Candidates for Louisiana's Senate seat spar in first debate

Candidates for Louisiana's Senate seat spar in first debate

RUSTON, LA (WAFB) - Candidates for Louisiana's Senate seat did not pull punches in their first televised debate of the election cycle. The event was hosted by the Louisiana Public Broadcasting (LPB) and the Council for a Better Louisiana (CABL) in Ruston.

Many took jabs at State Treasurer John Kennedy, including Republican Congressman John Fleming. Kennedy waived these attacks off as merely the result of his long-held front-runner status.

"We have someone here tonight, John Kennedy, who endorsed John Kerry for president back a ways ago. That was his mentor," said Fleming, calling into question Kennedy's lengthy political career and time as a member of the Democratic party.

Democratic Public Service Commissioner Foster Campbell, meanwhile, criticized Kennedy's ad where he mentions drinking "weed killer," saying he does not take suicide lightly. He also questioned Kennedy's claims about his time in the state legislature.

"You didn't vote on that. You wasn't in the legislature, and you didn't tell the legislature to save that money," Foster said.

At times, the responses from candidates were predictable. On Obamacare, Democrats praised its successes but said there is room for improvement.

"If you repealed the Affordable Care Act, it would never be put back. I'm not willing to do that. 300,000 people have insurance; I'm not about to put them out on the street," Campbell said.

"We're making sure our working people in Louisiana, we're bringing our tax dollars home and making sure they get coverage," said Democratic lawyer Caroline Fayard.

The Republicans, meanwhile, called for doing away with the Affordable Care Act.

"We need to repeal Obamacare, it's the biggest job killer that we have today," Fleming said.

"We need to put the family back in charge of their health care destiny, not insurance bureaucrats, not bureaucrats in Washington," said Republican Congressman Charles Boustany.

Despite the criticisms, however, none of the candidates had specifics for how they would improve Obamacare or what they would replace it with instead.

The candidates also tried to separate themselves in other ways.

"I'm not one of the good ol' boys," Fayard said in her closing statement.

"I'm the only one here up here who will admit that we have man-made global warming," Campbell said.
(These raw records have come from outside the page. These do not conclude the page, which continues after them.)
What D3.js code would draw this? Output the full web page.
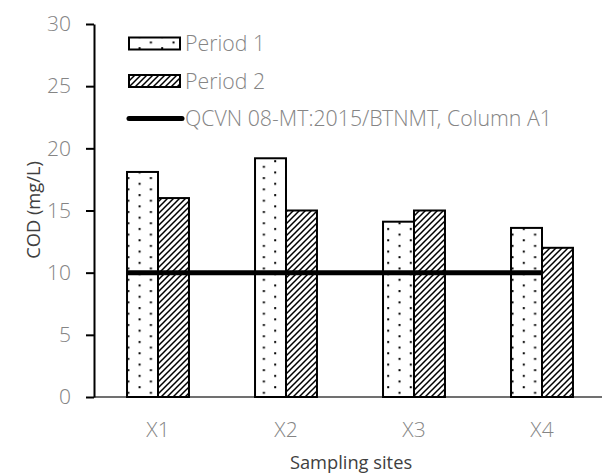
<!DOCTYPE html>
<html><head><meta charset="utf-8">
<script src="https://cdnjs.cloudflare.com/ajax/libs/d3/7.8.5/d3.min.js"></script>
<style>body{margin:0;background:#fff}svg{display:block}</style>
</head><body><svg id="c" width="602" height="476"></svg>
<script>
const categories = ["X1","X2","X3","X4"];
const period1 = [18.1, 19.2, 14.1, 13.6];
const period2 = [16.0, 15.0, 15.0, 12.0];
const standard = 10;
const yTicks = [0,5,10,15,20,25,30];
const seriesNames = ["Period 1","Period 2","QCVN 08-MT:2015/BTNMT, Column A1"];

const svg = d3.select("#c");
const m = {left:94, top:24, bottom:397, right:606};
const x = d3.scaleBand().domain(categories).range([m.left, m.right]).paddingInner(0.516).paddingOuter(0.258);
const y = d3.scaleLinear().domain([0,30]).range([m.bottom, m.top]);
const bw = x.bandwidth()/2;
const lightFont = "'Open Sans Light', 'Open Sans'";

const defs = svg.append("defs");
const pd = defs.append("pattern").attr("id","dots").attr("patternUnits","userSpaceOnUse")
  .attr("width",22.6).attr("height",11.3);
pd.append("rect").attr("width",22.6).attr("height",11.3).attr("fill","#fff");
pd.append("rect").attr("x",3).attr("y",2).attr("width",2).attr("height",2).attr("fill","#000");
pd.append("rect").attr("x",14.3).attr("y",7.6).attr("width",2).attr("height",2).attr("fill","#000");
const ph = defs.append("pattern").attr("id","hatch").attr("patternUnits","userSpaceOnUse")
  .attr("width",6).attr("height",6);
ph.append("rect").attr("width",6).attr("height",6).attr("fill","#fff");
ph.append("path").attr("d","M-1,7 L7,-1 M-1,1 L1,-1 M5,7 L7,5").attr("stroke","#000")
  .attr("stroke-width",1.5);

const fills = ["url(#dots)","url(#hatch)"];
const series = [period1, period2];

svg.append("line").attr("x1",m.left).attr("x2",602).attr("y1",y(0)).attr("y2",y(0))
  .attr("stroke","#404040").attr("stroke-width",1.5);

series.forEach((vals,si)=>{
  svg.append("g").selectAll("rect").data(categories).join("rect")
    .attr("x",(d)=>x(d)+si*bw).attr("width",bw)
    .attr("y",(d,i)=>y(vals[i])).attr("height",(d,i)=>y(0)-y(vals[i]))
    .attr("fill",fills[si]).attr("stroke","#000").attr("stroke-width",2);
});

svg.append("line")
  .attr("x1",x(categories[0])).attr("x2",x(categories[categories.length-1])+bw)
  .attr("y1",y(standard)).attr("y2",y(standard))
  .attr("stroke","#000").attr("stroke-width",5);

const ya = svg.append("g").attr("transform",`translate(${m.left},0)`)
  .call(d3.axisLeft(y).tickValues(yTicks).tickSize(8).tickPadding(15).tickSizeOuter(0));
ya.select(".domain").attr("stroke","#000").attr("stroke-width",2);
ya.selectAll(".tick line").attr("stroke","#000").attr("stroke-width",2);
ya.selectAll(".tick text").attr("font-family",lightFont).attr("font-weight",300)
  .attr("font-size",21).attr("fill","#858585");

const xa = svg.append("g").attr("transform",`translate(0,${y(0)})`)
  .call(d3.axisBottom(x).tickSize(0).tickPadding(25));
xa.select(".domain").remove();
xa.selectAll(".tick text").attr("font-family",lightFont).attr("font-weight",300)
  .attr("font-size",21).attr("fill","#858585");

svg.append("text").attr("x",351).attr("y",469).attr("text-anchor","middle")
  .attr("font-family","Open Sans").attr("font-size",18.3).attr("fill","#404040").text("Sampling sites");
svg.append("text").attr("transform","translate(40,210) rotate(-90)").attr("text-anchor","middle")
  .attr("font-family","Open Sans").attr("font-size",18.3).attr("fill","#404040").text("COD (mg/L)");

const lg = svg.append("g");
[0,1].forEach(i=>{
  lg.append("rect").attr("x",129).attr("y",37.5+i*37.5).attr("width",51).attr("height",12)
    .attr("fill",fills[i]).attr("stroke","#000").attr("stroke-width",2);
});
lg.append("line").attr("x1",129).attr("x2",182).attr("y1",118.5).attr("y2",118.5)
  .attr("stroke","#000").attr("stroke-width",5).attr("stroke-linecap","round");
seriesNames.forEach((n,i)=>{
  lg.append("text").attr("x",185).attr("y",44+i*37.3).attr("dy","0.35em")
    .attr("font-family",lightFont).attr("font-weight",300).attr("font-size",21.3)
    .attr("fill","#858585").text(n);
});
</script></body></html>
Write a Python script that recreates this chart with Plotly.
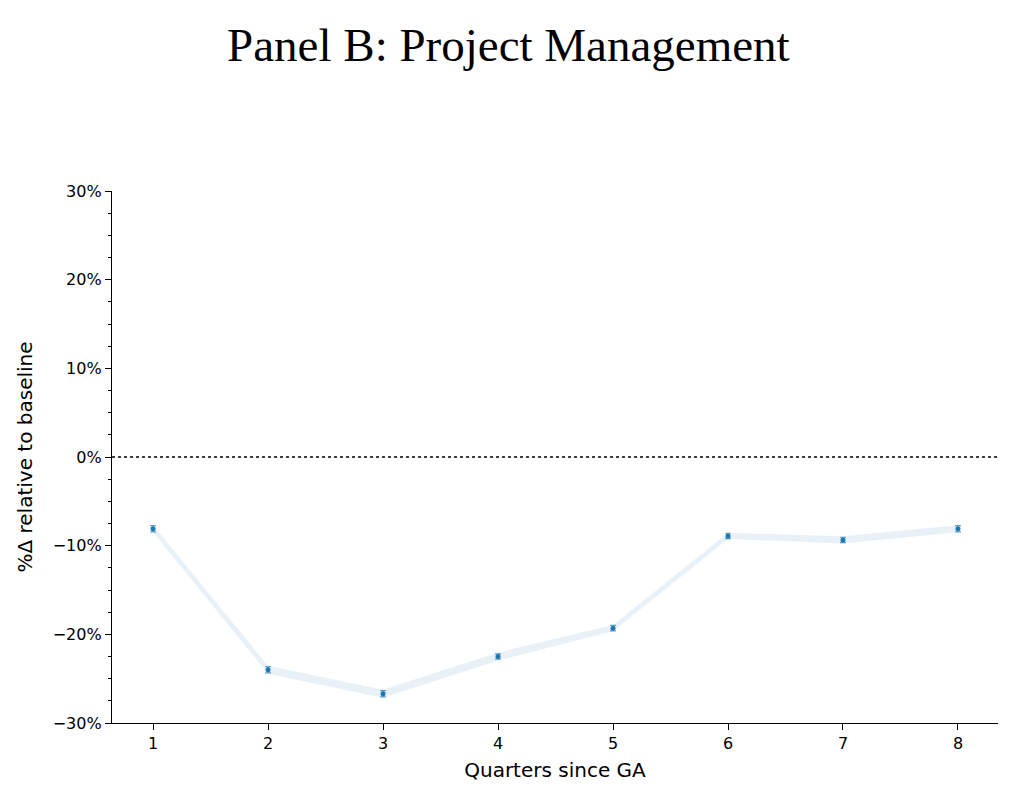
import plotly.graph_objects as go

# quarters since GA and estimated effect (%)
quarters = [1, 2, 3, 4, 5, 6, 7, 8]
effect = [-8.1, -24.0, -26.7, -22.5, -19.3, -8.9, -9.35, -8.1]
ci_low = [-8.5, -24.45, -27.15, -22.95, -19.65, -9.25, -9.75, -8.5]
ci_high = [-7.7, -23.55, -26.25, -22.05, -18.95, -8.55, -8.95, -7.7]
err = [0.35, 0.35, 0.35, 0.3, 0.3, 0.3, 0.3, 0.35]

y_ticks = [-30, -20, -10, 0, 10, 20, 30]
y_labels = ["\u221230%", "\u221220%", "\u221210%", "0%", "10%", "20%", "30%"]

blue = "#1f77b4"

fig = go.Figure()

# confidence band
fig.add_trace(go.Scatter(x=quarters, y=ci_high, mode="lines", line=dict(width=0),
                         showlegend=False, hoverinfo="skip"))
fig.add_trace(go.Scatter(x=quarters, y=ci_low, mode="lines", line=dict(width=0),
                         fill="tonexty", fillcolor="rgba(31,119,180,0.10)",
                         showlegend=False, hoverinfo="skip"))

# point estimates
fig.add_trace(go.Scatter(
    x=quarters, y=effect, mode="markers",
    marker=dict(color=blue, size=5),
    error_y=dict(type="data", array=err, color="rgba(31,119,180,0.7)", thickness=1.2, width=3),
    showlegend=False,
))

# zero line
fig.add_shape(type="line", xref="paper", x0=0, x1=1, y0=0, y1=0,
              line=dict(color="black", width=1.3, dash="dot"))

# page has an 8px body margin, so the figure is drawn 8px smaller
fig.update_layout(
    width=1015, height=801,
    margin=dict(l=104, r=25, t=183, b=86),
    paper_bgcolor="white", plot_bgcolor="white",
    font=dict(family="DejaVu Sans", color="black"),
    title=dict(text="Panel B: Project Management", x=0.493, xanchor="center",
               y=0.954, yanchor="middle",
               font=dict(family="Liberation Serif", size=47, color="black")),
)

fig.update_xaxes(
    range=[0.643, 8.348], tickvals=quarters,
    showline=True, linecolor="black", linewidth=1.3,
    ticks="outside", ticklen=6, tickcolor="black", tickwidth=1.3,
    showgrid=False, zeroline=False, tickfont=dict(size=16),
    title=dict(text="Quarters since GA", font=dict(size=20), standoff=10),
)
fig.update_yaxes(
    range=[-30, 30], tickmode="array", tickvals=y_ticks, ticktext=y_labels,
    showline=True, linecolor="black", linewidth=1.3,
    ticks="outside", ticklen=6, tickcolor="black", tickwidth=1.3,
    minor=dict(dtick=2.5, ticks="outside", ticklen=3, tickcolor="black", tickwidth=1),
    showgrid=False, zeroline=False, tickfont=dict(size=16),
    title=dict(text="%Δ relative to baseline", font=dict(size=20), standoff=14),
)

fig.write_html("out.html")
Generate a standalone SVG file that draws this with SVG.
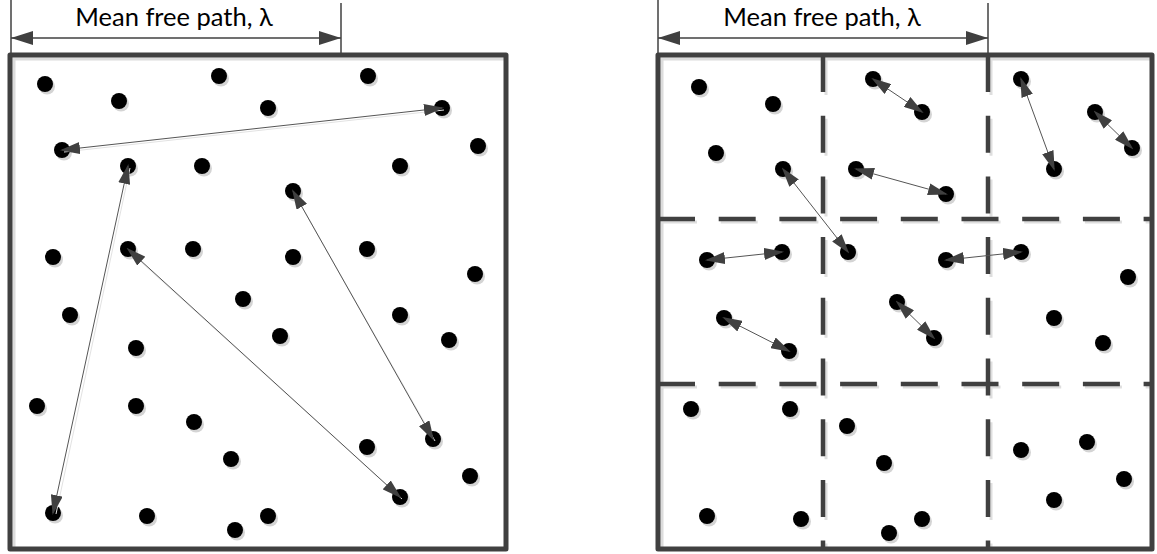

"No one else on this stage has ever served in the military," said Fleming, who was in the service.

Other topics, meanwhile, drew almost universal agreement. Candidates from both sides of the partisan aisle said FEMA's response to August's historic flooding in Louisiana left much to be desired.

"We need to require FEMA to listen, we need to require FEMA to involve our state officials, our local officials, our levee board officials, and our rate-payers and taxpayers when they're making these decisions," Kennedy said.

"The Stafford Act has to be reformed because FEMA is not flexible," Boustany said.

All candidates were also tentative about the prospect of putting American boots on the ground in foreign conflicts, such as those currently being waged in the Middle East. They did all, however, say that they would support airstrikes as part of current efforts to retake Mosul from the Islamic State (ISIS).

When asked who they would vote for in the presidential race, each candidate threw their support behind the nominee from their respective party.

The candidates will meet up again on November 2 as Raycom Media, which owns WAFB, will be hosting another Senate debate in New Orleans.